In that deal, India agreed to buy more than $5.2 billion (€4.5 billion) worth of Russian-made S-400 surface-to-air missile systems, a move that directly defies US sanctions on the purchase of Russian military hardware.
In September, the US slapped sanctions on China for its purchase of Russian fighter jets and S-400 systems. In August, the US State Department said that future sanctions would specifically focus on the S-400 system as Washington made clear that trade with Russia’s military and intelligence sector would be punished with automatic sanctions under the Countering America’s Adversaries Through Sanctions Act (CAATSA).
India would seem to be banking on the US exempting it from penalty due to its strategic importance as a counterweight to Chinese dominance in Southeast Asia. Prime Minister Modi and US President Donald Trump are also known to have a close relationship.
Initial US reaction from its embassy in New Delhi was cautious, stating that sanctions were designed as a punishment for “malign behavior,” and not to “impose damage to the military capabilities of our allies and partners.” The embassy noted that sanctions waivers would be reviewed on a “transaction-by-transaction basis.”
An important part of a complicated puzzle
The US is an important trading partner for India and the two countries have also pledged to work more closely on defense.

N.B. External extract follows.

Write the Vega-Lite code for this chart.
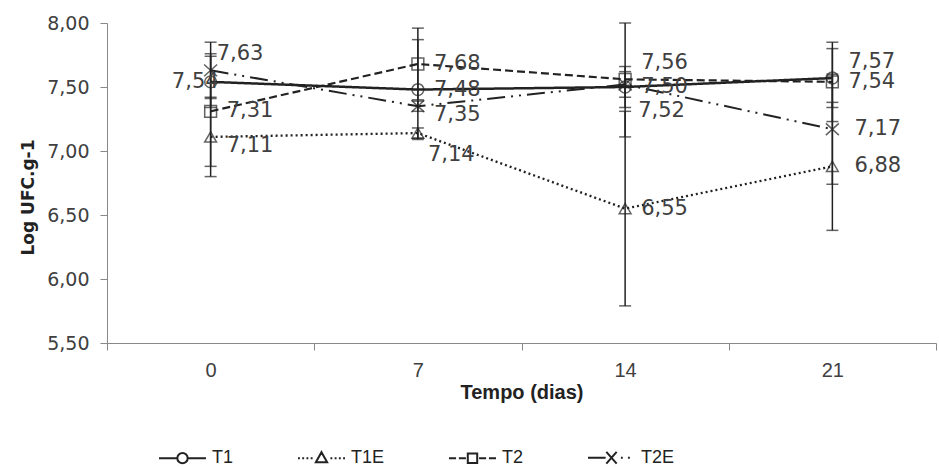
{
  "$schema": "https://vega.github.io/schema/vega-lite/v6.json",
  "autosize": {"type": "none"},
  "width": 829,
  "height": 320,
  "padding": {"left": 107, "top": 23, "right": 3, "bottom": 124},
  "background": "white",
  "config": {
    "view": {"stroke": null},
    "locale": {"number": {"decimal": ",", "thousands": ".", "grouping": [3], "currency": ["", ""]}},
    "text": {"font": "DejaVu Sans", "fontSize": 21, "color": "#404040", "baseline": "middle", "align": "left"}
  },
  "data": {
    "values": [
      {"day": 0, "series": "T1", "value": 7.54, "lo": 7.34, "hi": 7.74},
      {"day": 7, "series": "T1", "value": 7.48, "lo": 7.09, "hi": 7.87},
      {"day": 14, "series": "T1", "value": 7.50, "lo": 7.34, "hi": 7.66},
      {"day": 21, "series": "T1", "value": 7.57, "lo": 7.34, "hi": 7.80},
      {"day": 0, "series": "T1E", "value": 7.11, "lo": 6.80, "hi": 7.42},
      {"day": 7, "series": "T1E", "value": 7.14, "lo": 7.10, "hi": 7.18},
      {"day": 14, "series": "T1E", "value": 6.55, "lo": 5.79, "hi": 7.31},
      {"day": 21, "series": "T1E", "value": 6.88, "lo": 6.38, "hi": 7.38},
      {"day": 0, "series": "T2", "value": 7.31, "lo": 6.88, "hi": 7.76},
      {"day": 7, "series": "T2", "value": 7.68, "lo": 7.40, "hi": 7.96},
      {"day": 14, "series": "T2", "value": 7.56, "lo": 7.11, "hi": 8.00},
      {"day": 21, "series": "T2", "value": 7.54, "lo": 7.23, "hi": 7.85},
      {"day": 0, "series": "T2E", "value": 7.63, "lo": 7.41, "hi": 7.85},
      {"day": 7, "series": "T2E", "value": 7.35, "lo": 7.31, "hi": 7.39},
      {"day": 14, "series": "T2E", "value": 7.52, "lo": 7.42, "hi": 7.62},
      {"day": 21, "series": "T2E", "value": 7.17, "lo": 6.74, "hi": 7.60}
    ]
  },
  "encoding": {
    "x": {
      "field": "day", "type": "ordinal", "sort": [0, 7, 14, 21],
      "scale": {"type": "band", "paddingInner": 0, "paddingOuter": 0},
      "axis": {
        "title": "Tempo (dias)", "labelAngle": 0, "tickBand": "extent", "tickSize": 7,
        "tickColor": "#888888", "domainColor": "#888888", "grid": false,
        "labelFont": "Liberation Sans", "labelFontSize": 20, "labelColor": "#404040", "labelPadding": 10,
        "titleFont": "Liberation Sans", "titleFontWeight": "bold", "titleFontSize": 20, "titleColor": "#222222", "titlePadding": 2
      }
    }
  },
  "layer": [
    {
      "mark": {"type": "errorbar", "color": "#222222", "ticks": {"size": 12, "thickness": 1.5}, "rule": {"strokeWidth": 1.5}},
      "encoding": {
        "y": {"field": "lo", "type": "quantitative", "scale": {"domain": [5.5, 8], "nice": false, "zero": false},
          "axis": {
            "title": "Log UFC.g-1", "values": [5.5, 6, 6.5, 7, 7.5, 8], "format": ".2f", "grid": false,
            "tickSize": 7, "tickColor": "#888888", "domainColor": "#888888",
            "labelFont": "DejaVu Sans", "labelFontSize": 19, "labelColor": "#404040", "labelPadding": 11,
            "titleFont": "DejaVu Sans", "titleFontWeight": "bold", "titleFontSize": 17, "titleColor": "#222222", "titlePadding": 9, "titleY": 174
          }},
        "y2": {"field": "hi"}
      }
    },
    {
      "mark": {"type": "line", "color": "#222222"},
      "encoding": {
        "y": {"field": "value", "type": "quantitative", "scale": {"domain": [5.5, 8], "nice": false, "zero": false},
          "axis": {
            "title": "Log UFC.g-1", "values": [5.5, 6, 6.5, 7, 7.5, 8], "format": ".2f", "grid": false,
            "tickSize": 7, "tickColor": "#888888", "domainColor": "#888888",
            "labelFont": "DejaVu Sans", "labelFontSize": 19, "labelColor": "#404040", "labelPadding": 11,
            "titleFont": "DejaVu Sans", "titleFontWeight": "bold", "titleFontSize": 17, "titleColor": "#222222", "titlePadding": 9, "titleY": 174
          }},
        "strokeDash": {"field": "series", "type": "nominal", "scale": {"domain": ["T1", "T1E", "T2", "T2E"], "range": [[1, 0], [2, 3], [8, 4], [18, 6, 2, 6, 2, 6]]}, "legend": null},
        "strokeWidth": {"field": "series", "type": "nominal", "scale": {"domain": ["T1", "T1E", "T2", "T2E"], "range": [2.5, 2, 2.2, 2.2]}, "legend": null}
      }
    },
    {
      "mark": {"type": "point", "filled": false, "size": 140, "strokeWidth": 1.5, "color": "#222222"},
      "encoding": {
        "y": {"field": "value", "type": "quantitative"},
        "shape": {"field": "series", "type": "nominal", "scale": {"domain": ["T1", "T1E", "T2", "T2E"], "range": ["circle", "triangle-up", "square", "M-1.1,-1L1.1,1M-1.1,1L1.1,-1"]}, "legend": null}
      }
    },
    {
      "transform": [{"filter": "(datum.series=='T1'&&datum.day==7)||(datum.series=='T1'&&datum.day==14)||(datum.series=='T2'&&datum.day==0)||(datum.series=='T2'&&datum.day==7)||(datum.series=='T2'&&datum.day==21)||(datum.series=='T1E'&&datum.day==14)"}],
      "mark": {"type": "text", "dx": 16, "dy": 0},
      "encoding": {"y": {"field": "value", "type": "quantitative"}, "text": {"field": "value", "type": "quantitative", "format": ".2f"}}
    },
    {
      "transform": [{"filter": "(datum.series=='T1E'&&datum.day==21)||(datum.series=='T2E'&&datum.day==21)"}],
      "mark": {"type": "text", "dx": 22, "dy": 0},
      "encoding": {"y": {"field": "value", "type": "quantitative"}, "text": {"field": "value", "type": "quantitative", "format": ".2f"}}
    },
    {
      "transform": [{"filter": "(datum.series=='T1'&&datum.day==21)||(datum.series=='T2'&&datum.day==14)"}],
      "mark": {"type": "text", "dx": 16, "dy": -16},
      "encoding": {"y": {"field": "value", "type": "quantitative"}, "text": {"field": "value", "type": "quantitative", "format": ".2f"}}
    },
    {
      "transform": [{"filter": "datum.series=='T2E'&&datum.day==0"}],
      "mark": {"type": "text", "dx": 6, "dy": -16},
      "encoding": {"y": {"field": "value", "type": "quantitative"}, "text": {"field": "value", "type": "quantitative", "format": ".2f"}}
    },
    {
      "transform": [{"filter": "(datum.series=='T1E'&&datum.day==0)||(datum.series=='T2E'&&datum.day==7)"}],
      "mark": {"type": "text", "dx": 16, "dy": 9},
      "encoding": {"y": {"field": "value", "type": "quantitative"}, "text": {"field": "value", "type": "quantitative", "format": ".2f"}}
    },
    {
      "transform": [{"filter": "datum.series=='T1E'&&datum.day==7"}],
      "mark": {"type": "text", "dx": 10, "dy": 22},
      "encoding": {"y": {"field": "value", "type": "quantitative"}, "text": {"field": "value", "type": "quantitative", "format": ".2f"}}
    },
    {
      "transform": [{"filter": "datum.series=='T2E'&&datum.day==14"}],
      "mark": {"type": "text", "dx": 13, "dy": 27},
      "encoding": {"y": {"field": "value", "type": "quantitative"}, "text": {"field": "value", "type": "quantitative", "format": ".2f"}}
    },
    {
      "transform": [{"filter": "datum.series=='T1'&&datum.day==0"}],
      "mark": {"type": "text", "align": "right", "dx": 8, "dy": 0},
      "encoding": {"y": {"field": "value", "type": "quantitative"}, "text": {"field": "value", "type": "quantitative", "format": ".2f"}}
    },
    {
      "mark": {"type": "point", "opacity": 0, "filled": false},
      "encoding": {
        "y": {"field": "value", "type": "quantitative"},
        "shape": {
          "field": "series", "type": "nominal",
          "scale": {"domain": ["T1", "T1E", "T2", "T2E"], "range": [
            "M-1,0H-0.22M0.22,0H1M-0.22,0A0.22,0.22,0,1,1,0.22,0A0.22,0.22,0,1,1,-0.22,0",
            "M-1,0h0.08M-0.82,0h0.08M-0.64,0h0.08M-0.46,0h0.08M0.38,0h0.08M0.56,0h0.08M0.74,0h0.08M0.92,0h0.08M0,-0.26L0.24,0.17L-0.24,0.17Z",
            "M-1,0h0.3M-0.58,0h0.3M0.28,0h0.3M0.7,0h0.3M-0.2,-0.2H0.2V0.2H-0.2Z",
            "M-1,0H-0.25M0.4,0h0.08M0.7,0h0.08M-0.22,-0.25L0.22,0.25M-0.22,0.25L0.22,-0.25"
          ]},
          "legend": {
            "title": null, "orient": "none", "legendX": 51, "legendY": 410, "direction": "horizontal", "columns": 4,
            "padding": 0, "symbolSize": 2209, "symbolStrokeWidth": 2, "symbolStrokeColor": "#222222", "symbolFillColor": "white",
            "symbolOpacity": 1, "symbolOffset": 0, "labelOffset": 5, "columnPadding": 60,
            "labelFont": "Liberation Sans", "labelFontSize": 18, "labelColor": "#222222"
          }
        }
      }
    }
  ],
  "resolve": {"scale": {"shape": "independent"}}
}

Last month the two announced joint military exercises to be held in 2019 as well as agreeing to the exchange of sensitive military information.
The balance of power in the region is complicated, with India and China facing off as adversaries, such as during a tense military showdown last year in the Himalayas, yet China has also made attempts to gain Indian trust as a way of keeping New Delhi from being drawn too closely into the US sphere of influence. This was evident when Prime Minister Modi traveled to China to meet with President Xi Jinping in April.
Although Modi did not mention military cooperation in his remarks alongside Putin, the Russian president emphasized it as an “important part” of Russian-Indian relations. Russia, historically a close ally of India, remains its largest military supplier. The United States is India’s second largest supplier of military hardware, having sold New Delhi some $15 billion worth of arms over the last decade.
Optimistic on trade
Trade between Russia and India, however, has declined of late as India has leaned more heavily on the US and Russia has cozied up to China and Pakistan — both of which New Delhi sees as strategic competitors.
Voices at the two-day summit were optimistic. Andrei Kostin, the president of the Russian state bank VTB, said India and Russia “have a strategic partnership and a very harmonious dialog at the political level but we have to complete this with the strengthening of economic ties.”
Kostin said the two countries were aiming at tripling bilateral trade from its current $10 billion annual volume.
Testing American resolve on Iran
In another move that is sure to draw ire from Washington, sources in India’s energy sector told Reuters news agency on Friday that the country will purchase 9 million barrels of oil from Iran this November. New US sanctions targeting Tehran’s oil industry are set to go into effect on November 4. The sanctions are part of Washington’s efforts to isolate Iran, which it claims is “the world’s leading state sponsor of terrorism.”
Although the 9 million-barrel figure represents a drop in Indian imports of Iranian oil — 10 million barrels were imported in October — New Delhi does not seem likely to stop imports altogether. In May, Foreign Minister Sushma Swaraj said “India follows only UN sanctions and not unilateral sanctions by any country.”
India has also been critical of US President Trump’s decision to pull out of the Joint Comprehensive Plan of Action (JCPOA), otherwise known as the Iran nuclear deal, as Iranian isolation threatens India’s long-term strategic partnerships with the Islamic republic.
One of the largest such partnerships is represented by the Chabahar port development project on the Gulf of Oman. India has already invested $500 million in the project, which is scheduled to be operational in 2019. International isolation of Iran could put the port at risk.